Eigentlich hätte dieses Konzert im Rahmen eines der großen Festivals stattfinden müssen. Schließlich war es das erste Mal, dass zwei der besten Jazz-Gitarristen Europas zusammen auftreten. Doch die Stilrichtung, mit der sowohl Joscho Stephan als auch Biréli Lagrène identifiziert werden, ist der so genannte Gipsy Jazz in der Nachfolge des legendären, lange schon verstorbenen Django Reinhardt. Und dieses Genre führt offensichtlich eher eine Randexistenz auf der Jazzszene. Mit der Folge, dass ein solches Gipfeltreffen nun eben bei einem bescheiden kleinen Festival über die Bühne geht.
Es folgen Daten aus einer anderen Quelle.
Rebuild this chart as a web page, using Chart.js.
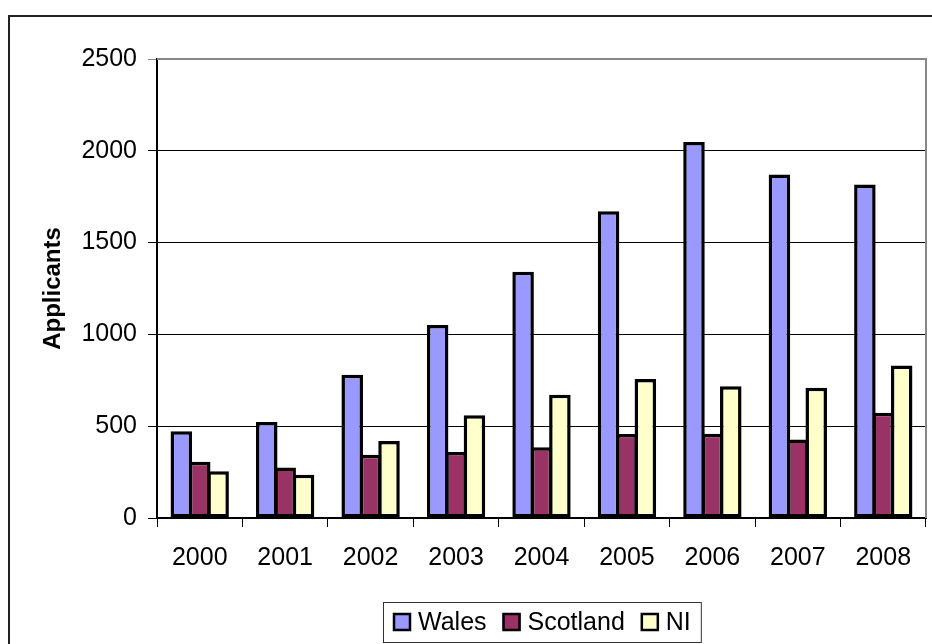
<!DOCTYPE html>
<html>
<head>
<meta charset="utf-8">
<title>Applicants</title>
<script src="https://cdn.jsdelivr.net/npm/chart.js@4.4.1/dist/chart.umd.min.js"></script>
<style>
  body { margin: 0; background: #fff; }
  canvas { display: block; }
</style>
</head>
<body>
<canvas id="chart" width="932" height="644"></canvas>
<script>
var years = ['2000', '2001', '2002', '2003', '2004', '2005', '2006', '2007', '2008'];
var wales = [472, 523, 780, 1051, 1341, 1671, 2048, 1871, 1816];
var scotland = [307, 275, 345, 360, 385, 458, 459, 427, 573];
var ni = [254, 235, 420, 559, 671, 757, 718, 709, 830];
var yTicks = [0, 500, 1000, 1500, 2000, 2500];

var FONT = 'Liberation Sans, Arial, sans-serif';

// frame, plot border and boxed legend like the original
var decor = {
  id: 'decor',
  beforeDraw: function(chart) {
    var ctx = chart.ctx;
    ctx.save();
    ctx.fillStyle = '#fff';
    ctx.fillRect(0, 0, chart.width, chart.height);
    ctx.strokeStyle = '#222';
    ctx.lineWidth = 2;
    ctx.strokeRect(9, 16, chart.width + 20, chart.height + 20);
    ctx.restore();
  },
  afterDraw: function(chart) {
    var ctx = chart.ctx;
    var a = chart.chartArea;
    ctx.save();
    // grey top / right edge of plot area
    ctx.strokeStyle = '#888';
    ctx.lineWidth = 2;
    ctx.beginPath();
    ctx.moveTo(a.left, a.top);
    ctx.lineTo(a.right, a.top);
    ctx.lineTo(a.right, a.bottom);
    ctx.stroke();

    // legend
    ctx.font = '25px ' + FONT;
    var items = chart.data.datasets.map(function(ds) {
      return { label: ds.label, color: ds.backgroundColor, w: ctx.measureText(ds.label).width };
    });
    var box = 18, gap = 7, itemGap = 16, pad = 10;
    var total = pad * 2;
    items.forEach(function(it, i) { total += box + gap + it.w + (i ? itemGap : 0); });
    var left = Math.round((a.left + a.right) / 2 - total / 2);
    var top = 602, h = 40;
    ctx.strokeStyle = '#333';
    ctx.lineWidth = 1;
    ctx.strokeRect(left + 0.5, top + 0.5, total, h);
    var x = left + pad, cy = top + h / 2;
    ctx.textBaseline = 'middle';
    ctx.textAlign = 'left';
    items.forEach(function(it) {
      ctx.fillStyle = it.color;
      ctx.fillRect(x, cy - box / 2, box, box);
      ctx.strokeStyle = '#000';
      ctx.lineWidth = 2.5;
      ctx.strokeRect(x + 1, cy - box / 2 + 1, box - 2, box - 2);
      ctx.fillStyle = '#000';
      ctx.fillText(it.label, x + box + gap, cy + 1);
      x += box + gap + it.w + itemGap;
    });
    ctx.restore();
  }
};

var barStyle = { borderColor: '#000', borderWidth: 3.5, borderSkipped: false,
                 categoryPercentage: 0.646, barPercentage: 1.17 };

new Chart(document.getElementById('chart'), {
  type: 'bar',
  data: {
    labels: years,
    datasets: [
      Object.assign({ label: 'Wales', data: wales, backgroundColor: '#9999FF' }, barStyle),
      Object.assign({ label: 'Scotland', data: scotland, backgroundColor: '#993366' }, barStyle),
      Object.assign({ label: 'NI', data: ni, backgroundColor: '#FFFFCC' }, barStyle)
    ]
  },
  options: {
    responsive: false,
    animation: false,
    layout: { padding: { top: 59, right: 6, left: 0, bottom: 0 } },
    plugins: { legend: { display: false }, tooltip: { enabled: false } },
    scales: {
      x: {
        offset: true,
        grid: { drawOnChartArea: false, drawTicks: true, tickLength: 9, color: '#000', offset: true },
        border: { color: '#000', width: 2 },
        ticks: { color: '#000', font: { family: FONT, size: 25 }, padding: 16, maxRotation: 0 },
        afterFit: function(scale) { scale.height = 126; }
      },
      y: {
        min: 0,
        max: 2500,
        afterBuildTicks: function(scale) {
          scale.ticks = yTicks.map(function(v) { return { value: v }; });
        },
        grid: {
          color: function(c) { return c.tick && c.tick.value === 2500 ? '#888' : '#000'; },
          lineWidth: 1,
          tickLength: 9
        },
        border: { color: '#000', width: 2 },
        ticks: {
          color: '#000', font: { family: FONT, size: 25 }, padding: 11,
          callback: function(v) { return String(v); }
        },
        title: {
          display: true,
          text: 'Applicants',
          color: '#000',
          font: { family: FONT, size: 24, weight: 'bold' },
          padding: { top: 39, bottom: 0 }
        },
        afterFit: function(scale) { scale.width = 157; }
      }
    }
  },
  plugins: [decor]
});
</script>
</body>
</html>
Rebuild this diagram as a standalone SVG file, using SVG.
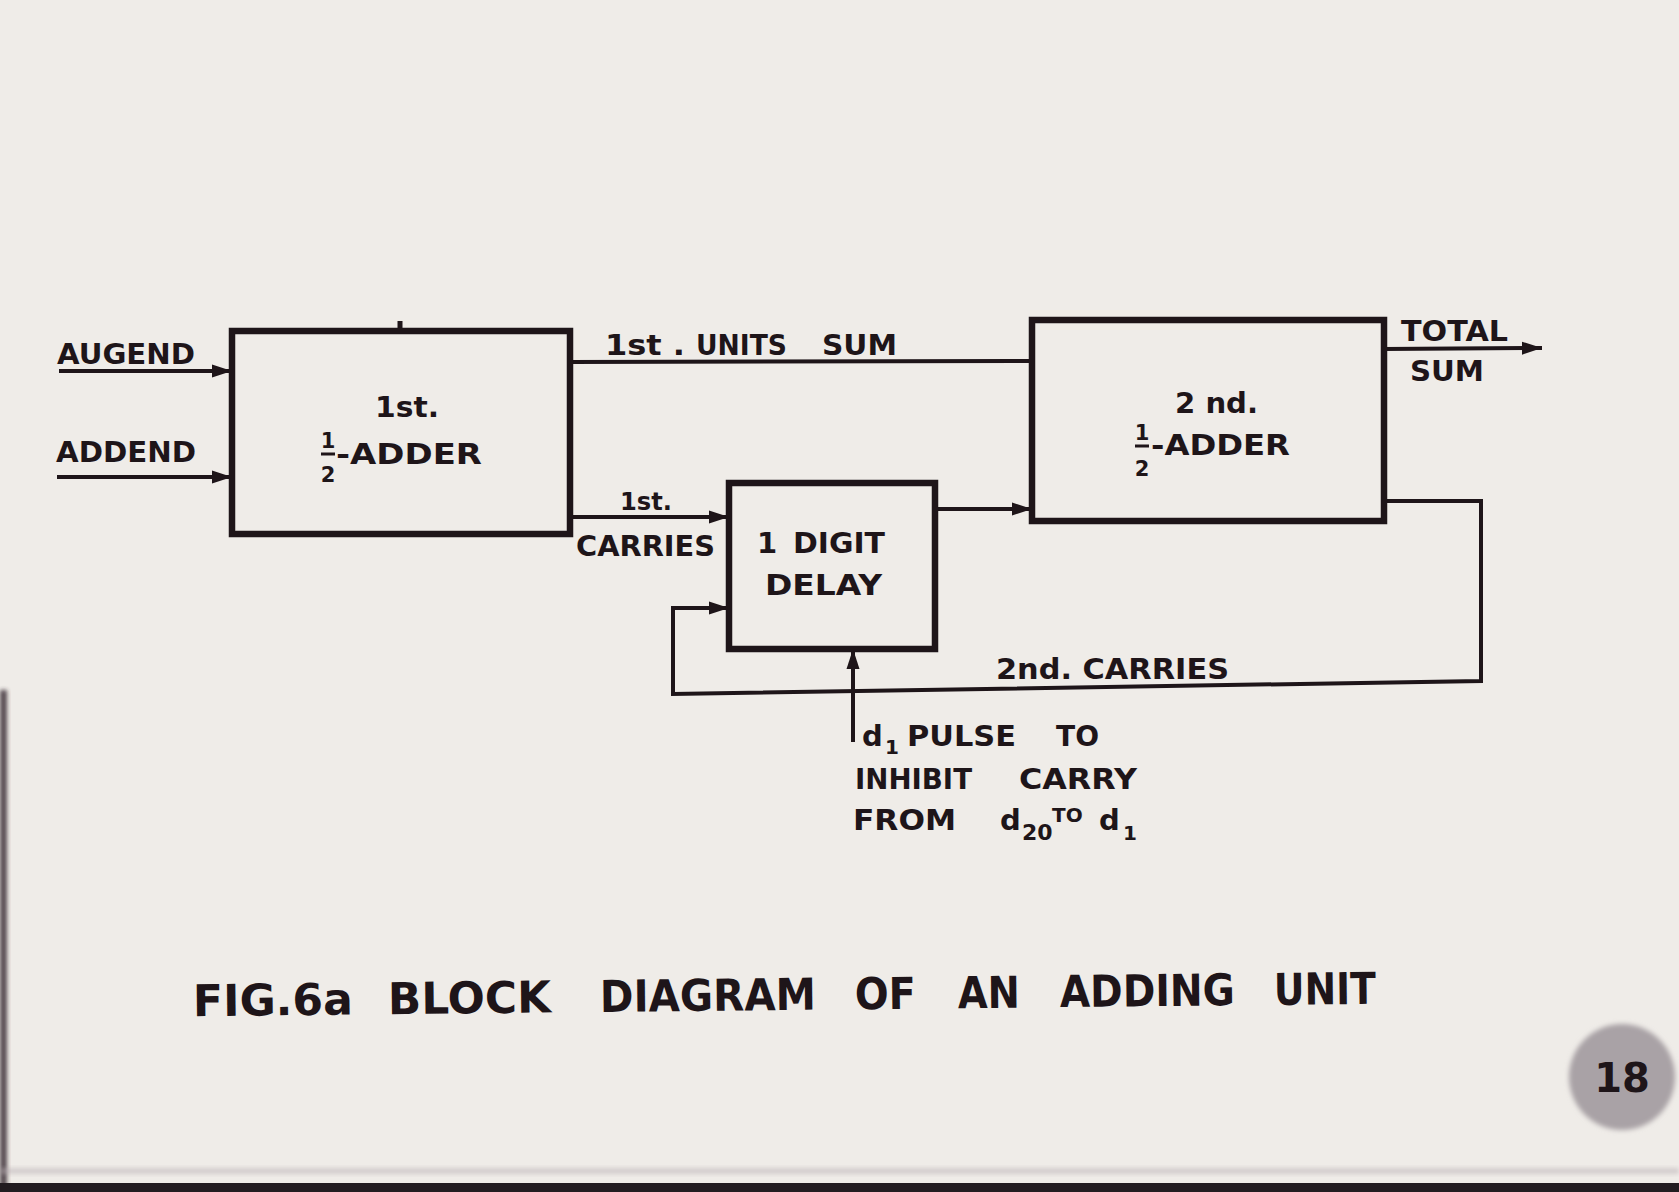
<svg xmlns="http://www.w3.org/2000/svg" width="1679" height="1192" viewBox="0 0 1679 1192">
<style>
  .t { font-family: "DejaVu Sans", "Liberation Sans", sans-serif; font-weight: bold; fill: #1e1519; font-size: 29px; }
  .s { font-size: 21px; }
  .cap { font-size: 44px; }
  .box { fill: none; stroke: #1e1519; stroke-width: 6.5; stroke-linejoin: miter; }
  .wire { fill: none; stroke: #1e1519; stroke-width: 4; stroke-linejoin: miter; }
</style>
<defs>
  <marker id="arr" markerUnits="userSpaceOnUse" markerWidth="22" markerHeight="16" refX="20" refY="8" orient="auto">
    <path d="M0,1.5 L20,8 L0,14.5 z" fill="#1e1519"/>
  </marker>
  <filter id="blur" x="-20%" y="-20%" width="140%" height="140%">
    <feGaussianBlur stdDeviation="2.5"/>
  </filter>
  <filter id="soft" x="-50%" y="-50%" width="200%" height="200%">
    <feGaussianBlur stdDeviation="2"/>
  </filter>
</defs>

<rect x="0" y="0" width="1679" height="1192" fill="#efece8"/>
<!-- photo edges -->
<rect x="0" y="690" width="7" height="502" fill="#3a2d35" filter="url(#soft)" opacity="0.85"/>
<rect x="0" y="1168" width="1679" height="6" fill="#b9aeb3" opacity="0.5" filter="url(#soft)"/>
<rect x="0" y="1183" width="1679" height="9" fill="#221c20"/>

<!-- page number disc -->
<g id="page-number">
  <circle cx="1622" cy="1077" r="53" fill="#a9a2a6" filter="url(#blur)"/>
  <text class="t" x="1622" y="1092" style="font-size:40px" text-anchor="middle">18</text>
</g>

<!-- connectors -->
<g id="connectors">
  <line class="wire" x1="59" y1="371" x2="232" y2="371" marker-end="url(#arr)"/>
  <line class="wire" x1="57" y1="477" x2="232" y2="477" marker-end="url(#arr)"/>
  <line class="wire" x1="570" y1="362" x2="1032" y2="361"/>
  <line class="wire" x1="570" y1="517" x2="729" y2="517" marker-end="url(#arr)"/>
  <line class="wire" x1="935" y1="509" x2="1032" y2="509" marker-end="url(#arr)"/>
  <polyline class="wire" points="1384,501 1481,501 1481,681 673,694 673,608 729,608" marker-end="url(#arr)"/>
  <line class="wire" x1="853" y1="742" x2="853" y2="649" marker-end="url(#arr)"/>
  <line class="wire" x1="1384" y1="349" x2="1542" y2="348" marker-end="url(#arr)"/>
  <line x1="400" y1="321" x2="400" y2="331" stroke="#1e1519" stroke-width="5"/>
</g>

<!-- labels on connectors -->
<g id="labels">
  <text class="t" x="57" y="364" textLength="138" lengthAdjust="spacingAndGlyphs">AUGEND</text>
  <text class="t" x="56" y="462" textLength="140" lengthAdjust="spacingAndGlyphs">ADDEND</text>
  <text class="t" y="355"><tspan x="605" textLength="80" lengthAdjust="spacingAndGlyphs">1st .</tspan><tspan x="696" textLength="91" lengthAdjust="spacingAndGlyphs">UNITS</tspan><tspan x="822" textLength="75" lengthAdjust="spacingAndGlyphs">SUM</tspan></text>
  <text class="t" x="620" y="510" style="font-size:25px" textLength="52" lengthAdjust="spacingAndGlyphs">1st.</text>
  <text class="t" x="576" y="556" textLength="139" lengthAdjust="spacingAndGlyphs">CARRIES</text>
  <text class="t" x="1401" y="341" textLength="107" lengthAdjust="spacingAndGlyphs">TOTAL</text>
  <text class="t" x="1410" y="381" textLength="74" lengthAdjust="spacingAndGlyphs">SUM</text>
  <text class="t" x="996" y="679" textLength="233" lengthAdjust="spacingAndGlyphs">2nd. CARRIES</text>
  <text class="t" y="746"><tspan x="862">d</tspan><tspan x="885" dy="8" font-size="20">1</tspan><tspan x="907" dy="-8" textLength="109" lengthAdjust="spacingAndGlyphs">PULSE</tspan><tspan x="1056" textLength="43" lengthAdjust="spacingAndGlyphs">TO</tspan></text>
  <text class="t" y="789"><tspan x="855" textLength="117" lengthAdjust="spacingAndGlyphs">INHIBIT</tspan><tspan x="1019" textLength="118" lengthAdjust="spacingAndGlyphs">CARRY</tspan></text>
  <text class="t" y="830"><tspan x="853" textLength="103" lengthAdjust="spacingAndGlyphs">FROM</tspan><tspan x="1000">d</tspan><tspan x="1022" dy="10" font-size="22">20</tspan><tspan x="1052" dy="-18" font-size="20">TO</tspan><tspan x="1099" dy="8">d</tspan><tspan x="1123" dy="10" font-size="20">1</tspan></text>
</g>

<!-- nodes -->
<g id="half-adder-1">
  <rect class="box" x="232" y="331" width="338" height="203"/>
  <text class="t" x="375" y="417" textLength="64" lengthAdjust="spacingAndGlyphs">1st.</text>
  <text class="t s" x="328" y="448" text-anchor="middle">1</text>
  <line x1="321" y1="454" x2="335" y2="454" stroke="#1e1519" stroke-width="3"/>
  <text class="t s" x="328" y="482" text-anchor="middle">2</text>
  <text class="t" x="336" y="464" textLength="146" lengthAdjust="spacingAndGlyphs">-ADDER</text>
</g>

<g id="half-adder-2">
  <rect class="box" x="1032" y="320" width="352" height="201"/>
  <text class="t" x="1175" y="413" textLength="83" lengthAdjust="spacingAndGlyphs">2 nd.</text>
  <text class="t s" x="1142" y="440" text-anchor="middle">1</text>
  <line x1="1135" y1="446" x2="1149" y2="446" stroke="#1e1519" stroke-width="3"/>
  <text class="t s" x="1142" y="476" text-anchor="middle">2</text>
  <text class="t" x="1151" y="455" textLength="139" lengthAdjust="spacingAndGlyphs">-ADDER</text>
</g>

<g id="digit-delay">
  <rect class="box" x="729" y="483" width="206" height="166"/>
  <text class="t" y="553"><tspan x="757">1</tspan><tspan x="793" textLength="92" lengthAdjust="spacingAndGlyphs">DIGIT</tspan></text>
  <text class="t" x="765" y="595" textLength="117" lengthAdjust="spacingAndGlyphs">DELAY</text>
</g>

<!-- caption -->
<g id="caption" transform="rotate(-0.6 785 1005)">
  <text class="t cap" y="1010"><tspan x="193" textLength="160" lengthAdjust="spacingAndGlyphs">FIG.6a</tspan><tspan x="388" textLength="163" lengthAdjust="spacingAndGlyphs">BLOCK</tspan><tspan x="600" textLength="216" lengthAdjust="spacingAndGlyphs">DIAGRAM</tspan><tspan x="855" textLength="61" lengthAdjust="spacingAndGlyphs">OF</tspan><tspan x="958" textLength="62" lengthAdjust="spacingAndGlyphs">AN</tspan><tspan x="1060" textLength="175" lengthAdjust="spacingAndGlyphs">ADDING</tspan><tspan x="1274" textLength="102" lengthAdjust="spacingAndGlyphs">UNIT</tspan></text>
</g>
</svg>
Es eröffnet die Dudenhofener Jazztage, veranstaltet vom örtlichen Kulturverein. Immerhin, die Festhalle des vorderpfälzischen Dorfes, in der Nachbarschaft der Feuerwehr, ist bestens gefüllt.
Django Reinhardt gehuldigt
Sie werden in zweierlei Hinsicht nicht enttäuscht. Zum einen, weil die beiden Gitarristen die Musik von Django Reinhardt erwartungsgemäß hochleben lassen, viele seiner Kompositionen spielen und sich dabei als Solisten und an der für das Genre typischen Rhythmusgitarre abwechseln, unterstützt von einem dritten Mann, Volker Kamp an Kontrabass und Bassgitarre.
Aber der Einsatz des zuletzt genannten Instruments zeigt es bereits an: Das Repertoire des Auftritts ist offen für Neueres, für Bossa Nova oder Stevie Wonders Funky-Titel „Isn’t She Lovely“. Und was in den Solo-Improvisationen erklingt, sprengt selbst in den Retro-Stücken die Grenzen des Genres. Das ist vor allem das Verdienst von Joscho Stephan. Der Mönchengladbacher macht seinem Ruf als Virtuose der Gitarre alle Ehre, stürzt sich, je länger der Abend, desto mehr, in die abenteuerlichsten Eskapaden quer übers Griffbrett. Dabei nutzt er die Möglichkeiten des Instruments so komplett aus, dass man sich fragt, warum andere Gitarristen im Vergleich Magerkost auftischen.
Ein Eindruck, der leider auch Lagrène einschließt. Der Mann aus dem Elsass, ein ruhiger Typ, der zur Entfaltung Zeit braucht, hat zusehends Mühe, mit seinem forsch nach vorne preschenden Partner Schritt zu halten. Das nächste Mal vielleicht, wenn’s denn eines geben sollte.